The power source of nail guns can be divided into two main categories: electric and pneumatic. And the electric one can be further divided into corded and cordless.

Types of pneumatic nail guns are typically the popular choice for heavy-duty work. Electric ones are also getting more powerful day by day, so you can expect powerful output no matter which power source you choose.

Choosing a Nail Gun

When choosing a nail gun, the first thing you should consider is the tool’s intended use. What project are you looking to tackle using this tool? You can’t just choose any of the nail guns mentioned above and hope to get a perfect outcome from any project. Different projects will require different nail guns.

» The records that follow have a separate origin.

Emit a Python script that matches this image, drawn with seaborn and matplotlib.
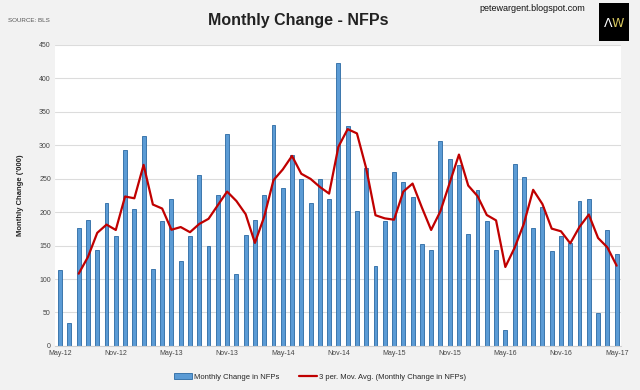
import pandas as pd
import matplotlib.pyplot as plt
import seaborn as sns
from matplotlib.patches import Rectangle

# Monthly change in non-farm payrolls ('000), May-12 .. May-17
months = pd.date_range('2012-05-01', '2017-05-01', freq='MS').strftime('%b-%y').tolist()
nfp = [113, 35, 176, 188, 143, 213, 164, 293, 205, 314, 115, 187,
       219, 127, 164, 256, 150, 225, 317, 108, 166, 188, 225, 330,
       236, 286, 250, 213, 250, 220, 423, 329, 201, 266, 119, 187,
       260, 245, 223, 153, 144, 307, 280, 271, 168, 233, 186, 144,
       24, 272, 252, 176, 208, 142, 164, 154, 216, 219, 49, 174, 137]

df = pd.DataFrame({'month': months, 'nfp': nfp})
df['pos'] = range(len(df))
df['ma3'] = df['nfp'].rolling(3).mean()

sns.set_style('white')
plt.rcParams['font.family'] = ['Liberation Sans', 'DejaVu Sans']

fig = plt.figure(figsize=(6.4, 3.9), dpi=100, facecolor='#f2f2f2')
ax = fig.add_axes([0.086, 0.113, 0.884, 0.772])
ax.set_facecolor('white')

sns.barplot(data=df, x='pos', y='nfp', color='#5b9bd5', width=0.42,
            edgecolor='#2a69a3', linewidth=0.6, saturation=1, ax=ax,
            label='Monthly Change in NFPs')
sns.lineplot(data=df, x='pos', y='ma3', color='#c00000', linewidth=1.6, ax=ax,
             label='3 per. Mov. Avg. (Monthly Change in NFPs)')

ax.set_xlim(-0.55, 60.45)
ax.set_ylim(0, 450)
ax.set_yticks(range(0, 451, 50))
ax.yaxis.grid(True, color='#dcdcdc', linewidth=0.8)
ax.set_axisbelow(True)
ticks = list(range(0, len(df), 6))
ax.set_xticks(ticks)
ax.set_xticklabels([months[i] for i in ticks])
ax.tick_params(axis='both', labelsize=5, colors='#444444', length=0, pad=3)
for s in ['top', 'right', 'left']:
    ax.spines[s].set_visible(False)
ax.spines['bottom'].set_color('#d0d0d0')
ax.set_xlabel('')
ax.set_ylabel("Monthly Change ('000)", fontsize=5.5, fontweight='bold', labelpad=11)

handles, labels = ax.get_legend_handles_labels()
ax.legend_.remove()
bar_h = [h for h, l in zip(handles, labels) if l.startswith('Monthly')]
line_h = [h for h, l in zip(handles, labels) if l.startswith('3 per')]
fig.legend(bar_h + line_h, ['Monthly Change in NFPs', '3 per. Mov. Avg. (Monthly Change in NFPs)'],
           loc='center', bbox_to_anchor=(0.5, 0.033), ncol=2,
           frameon=False, fontsize=5.5, handlelength=2.4, columnspacing=2.5,
           handletextpad=0.3)

fig.text(0.466, 0.948, 'Monthly Change - NFPs', ha='center', va='center',
         fontsize=11.5, fontweight='bold', color='#222222')
fig.text(0.012, 0.948, 'SOURCE: BLS', ha='left', va='center', fontsize=4.5, color='#555555')
fig.text(0.914, 0.978, 'petewargent.blogspot.com', ha='right', va='center',
         fontsize=6.5, color='#111111')

fig.patches.append(Rectangle((0.936, 0.895), 0.047, 0.097, transform=fig.transFigure,
                             facecolor='black', edgecolor='none'))
fig.text(0.951, 0.94, 'Λ', ha='center', va='center', fontsize=9, color='white',
         family='DejaVu Sans')
fig.text(0.966, 0.94, 'W', ha='center', va='center', fontsize=9, color='#d8c860',
         family='DejaVu Sans')

fig.savefig('out.png', dpi=100, facecolor=fig.get_facecolor())
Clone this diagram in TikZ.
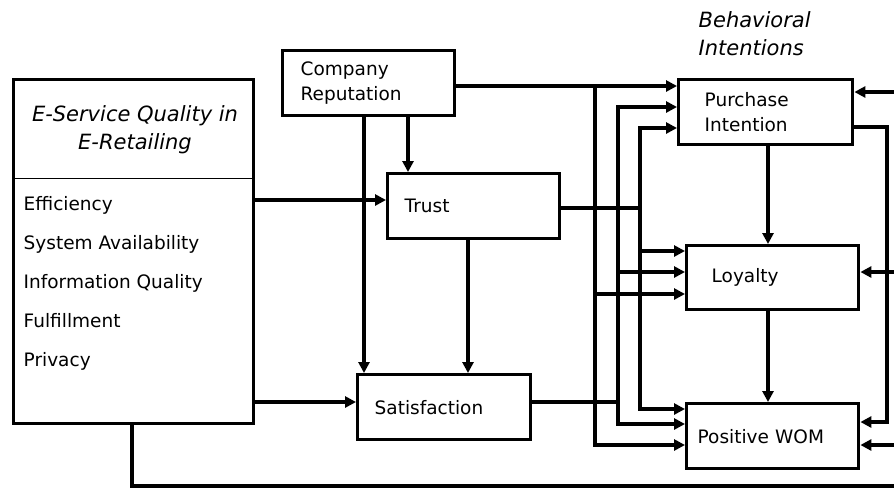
\documentclass[tikz,border=0pt]{standalone}
\usepackage{fontspec}
\setmainfont{DejaVu Sans}
\usetikzlibrary{arrows.meta}

\begin{document}
\begin{tikzpicture}[x=1pt,y=-1pt,line width=3.4pt,
  font=\fontsize{18.5}{25}\selectfont,
  box/.style={draw,anchor=north west,align=left,minimum height=65pt,inner ysep=0pt},
  arr/.style={-{Triangle[length=11pt,width=11pt]}},
  headline/.style={font=\fontsize{21}{28}\selectfont\itshape,inner sep=0pt}]
  \useasboundingbox (0,0) rectangle (894,488);
  \coordinate (rim) at (894,0);

  % e-service quality block
  \node[draw,anchor=north west,minimum width=240pt,minimum height=344pt] (esq) at (12,78) {};
  \node[headline,align=center] (esqtitle) at (135,130) {E-Service Quality in\\E-Retailing};
  \draw[line width=1pt] (esq.west |- 0,178) -- (esq.east |- 0,178);
  \foreach \lbl [count=\i] in {Efficiency,System Availability,Information Quality,Fulfillment,Privacy}
    \node[anchor=base west,inner sep=0pt] (item\i) at (22,{171+39*\i}) {\lbl};

  % middle boxes
  \node[box,text width=136pt,inner xsep=18pt] (rep) at (281,49) {Company\\Reputation};
  \node[box,text width=138pt,inner xsep=17pt] (trust) at (386,172) {Trust};
  \node[box,text width=139pt,inner xsep=17pt] (sat) at (356,373) {Satisfaction};

  % behavioral intentions
  \node[headline,align=left,anchor=north west] (bi) at (697,10) {Behavioral\\Intentions};
  \node[box,text width=122pt,inner xsep=26pt] (pi) at (677,78) {Purchase\\Intention};
  \node[box,text width=122pt,inner xsep=25pt,minimum height=64pt] (loy) at (685,244) {Loyalty};
  \node[box,text width=150pt,inner xsep=11pt] (wom) at (685,402) {Positive WOM};

  % into trust and satisfaction
  \draw[arr] (esq.east |- 0,200) -- (trust.west |- 0,200);
  \draw[arr] (esq.east |- 0,402) -- (sat.west |- 0,402);
  \draw[arr] (rep.south -| 408,0) -- (trust.north -| 408,0);
  \draw[arr] (rep.south -| 364,0) -- (sat.north -| 364,0);
  \draw[arr] (trust.south -| 468,0) -- (sat.north -| 468,0);

  % reputation -> intentions
  \draw[arr] (rep.east |- 0,86) -- (pi.west |- 0,86);
  \draw[arr] (595,86) |- (loy.west |- 0,294);
  \draw[arr] (595,86) |- (wom.west |- 0,445);

  % trust -> intentions
  \draw[arr] (trust.east |- 0,208) -| (640,128) -- (pi.west |- 0,128);
  \draw[arr] (trust.east |- 0,208) -| (640,251) -- (loy.west |- 0,251);
  \draw[arr] (trust.east |- 0,208) -| (640,409) -- (wom.west |- 0,409);

  % satisfaction -> intentions
  \draw[arr] (sat.east |- 0,402) -| (618,107) -- (pi.west |- 0,107);
  \draw[arr] (sat.east |- 0,402) -| (618,272) -- (loy.west |- 0,272);
  \draw[arr] (sat.east |- 0,402) -| (618,424) -- (wom.west |- 0,424);

  % among intentions
  \draw[arr] (pi.south -| 768,0) -- (loy.north -| 768,0);
  \draw[arr] (loy.south -| 768,0) -- (wom.north -| 768,0);
  \draw[arr] (pi.east |- 0,127) -| (887,422) -- (wom.east |- 0,422);

  % e-service quality loop on the right
  \draw (esq.south -| 132,0) |- (rim |- 0,486);
  \draw[arr] (rim |- 0,92) -- (pi.east |- 0,92);
  \draw[arr] (rim |- 0,272) -- (loy.east |- 0,272);
  \draw[arr] (rim |- 0,445) -- (wom.east |- 0,445);
\end{tikzpicture}
\end{document}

You should also have the location of your work in mind because you won’t be just able to use any of these tools anywhere. For example, if you choose an electric corded model, you can’t use it anywhere where there is no power outlet. And if you go with the pneumatic option, you will need to have a air compressor available. So, keep these things in mind.

Do I Need a Nail Gun? Benefits of Nailer

If you come across nails only occasionally, then you don’t need a nail gun for that. You can just use a hammer and save your money. But if you are a DIY enthusiast who is looking to tackle some home improvement or repair projects, then getting a nail gun is a good choice.

There are many benefits of having a nail gun if you have a lot of nails to drive. These guns are precise and safe, so you will be able to deliver better quality work. They are also efficient and increase productivity while keeping your nails from bending. Convenience is another thing they have to offer.

What to Look for When Buying a Nail Gun?

When getting a nail gun, there are several things you should look for to ensure you are choosing the best one for yourself. These features include toolless jam clearing, easy depth adjustment, light attachments, and maneuverable air connectors.